Another ILO approach is the economic carrot on a stick. As Guy Ryder, the ILO general director, told 1,000 CEOs at a June 2018 consumer goods summit in Singapore, “Businesses have a central role to play in fighting the global scourge of forced labor. It is not just the right thing to do; it makes economic sense too. Value chains that are free of forced labor are much more productive and sustainable than those that cut costs and whose workers toil in conditions akin to slavery.” Ryder’s point is that, putting morality to one side, low-wage labor turns over rapidly, forcing companies to constantly spend money to find new hires.

The Nepal-to-Jordan experiment, the tireless work of people like Andrees and the prodding of leaders like Ryder do make a difference. The number of child laborers, for example, declined by more than 94 million between 2000 and 2016—though no one can explain precisely the reasons for the drop. Indeed, child-labor statistics can highlight the maddening challenges antislavery activists face. Because of insufficient funding for research, they buttress their arguments with data that is sometimes contradictory and incomplete. (The United Nations Office on Drugs and Crime database, for example, tracks cases only up to 2015.) They brandish international agreements signed by governments whose commitment to enforcing national laws ebbs and flows with time and shifting political leadership.

Overlapping, chronically underfunded and often competing, nonprofits do not have the wherewithal to scale up a Nepal-to-Jordan success. Without painful penalties—such as long prison terms for corrupt or negligent executives—they must rely on the willingness of companies to obey higher standards. Every manager, up and down the corporate ladder, wants to show profits to keep their own job, and so a constant hawklike vigilance is called for. 

Forced labor is an integral part of the machinery of the global economy. Most industries profit less from innovation than they do from a dogged reliance on lower labor costs. 
Ultimately, the only way to come close to shrinking human trafficking is to ensure that workers have real power. In the U.S. and throughout the world, even as they confront dwindling union influence, workers and their leaders are pushing back, sometimes looking to harness power inside new pre-union organizations. Populist uprisings in response to economic austerity have manifested themselves at the ballot box: Andrés Manuel López Obrador, who once led a mass refusal to pay sky-high electric bills, rode the long-term economic crisis in Mexico to victory in the country’s recent presidential election.

The current efforts to end forced labor are crucial, but Andrees is clear: “The NGOs will focus on short-term assistance.
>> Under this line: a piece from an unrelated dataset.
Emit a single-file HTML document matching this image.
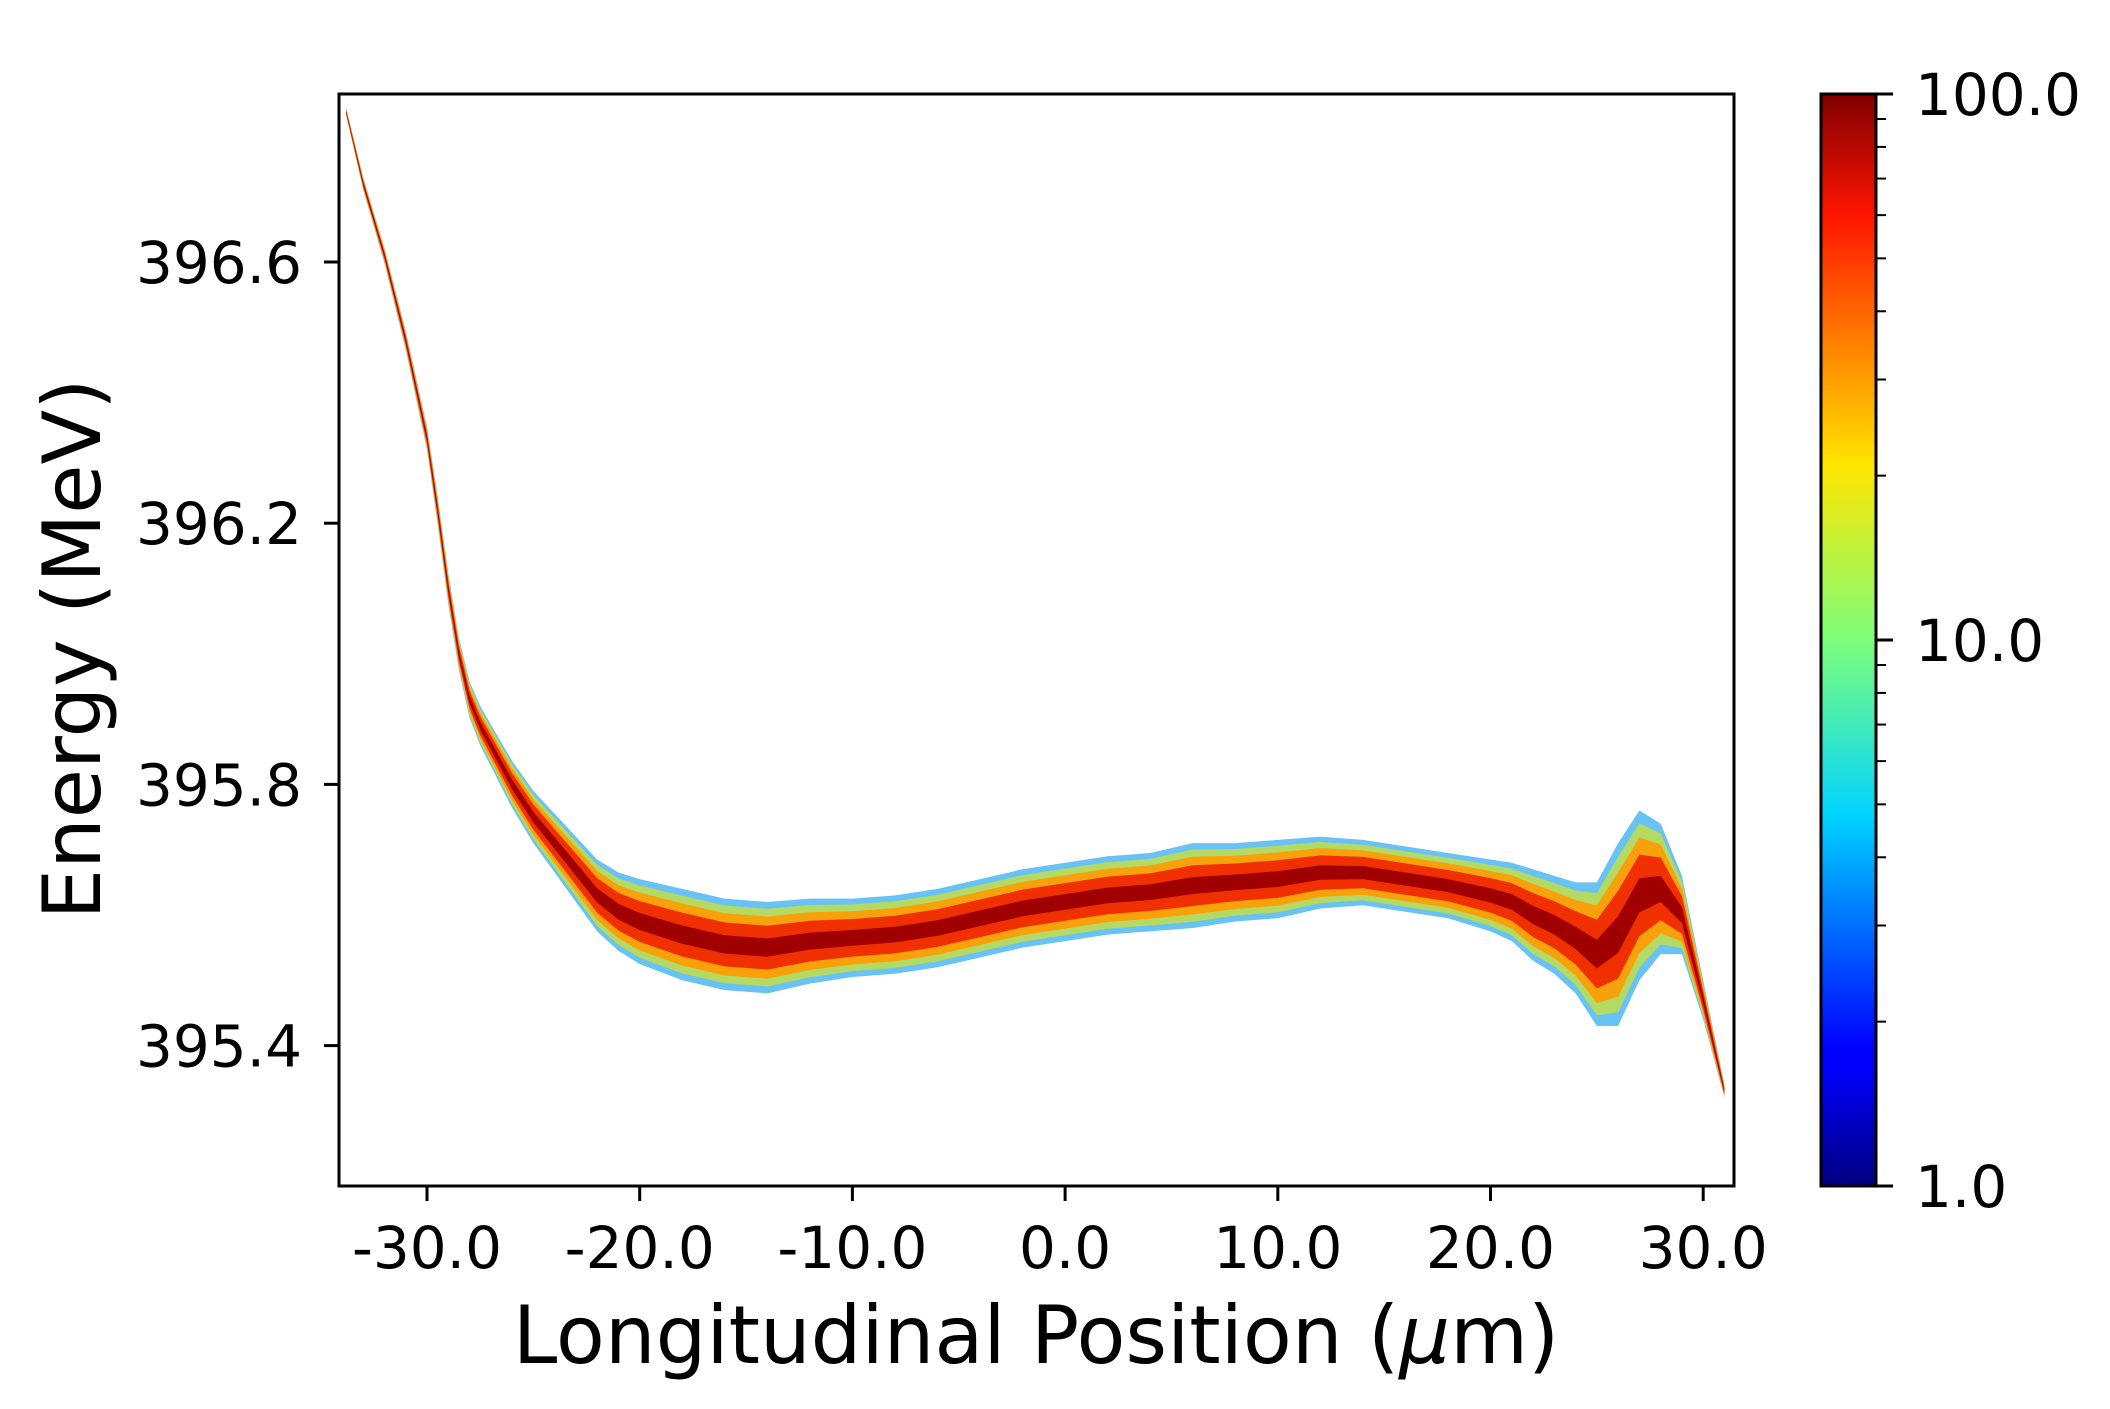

You need to change the bargaining power. NGO work doesn’t replace the need to invest in collective bargaining and the empowerment that comes from having your own organization that engages in collective bargaining and also in social dialogue on policy matters with the government.”

Still, because Andrees has to work with businesses, she is extraordinarily diplomatic, using slightly wonky language to telegraph an uncomfortable truth about slavery: It exists because workers are at the mercy of a harsh economic system and a set of laws that can’t always distinguish between permissible and nonpermissible exploitation. It’s a fine line between forced labor that violates international law and Walmart producing billions of dollars’ worth of goods in Chinese factories that operate legally but pay people subsistence wages, if that. The law-breaking traffickers are always looking for the seam through which they can make a buck at the expense of workers—but so are Walmart and its corporate brethren.

Or to take it closer to home: Jose Rodriguez, Ronny Marty, Noel Abalos and “Jocelyn” fell victim to predatory traffickers who broke laws, but they were exploited within the U.S., where earning the minimum wage is a license to live in poverty. And every day, from the Supreme Court down to the factory floor, workers face a narrowing of rights that translates to smaller paychecks and less security.

In essence, the end of human trafficking will come when workers have the leverage in an ever-mutating economic system to make sure they get paid what they deserve. Just imagine: the demon of slavery exorcised from all the underpriced possessions that surround and sustain us. You can’t put a price on that.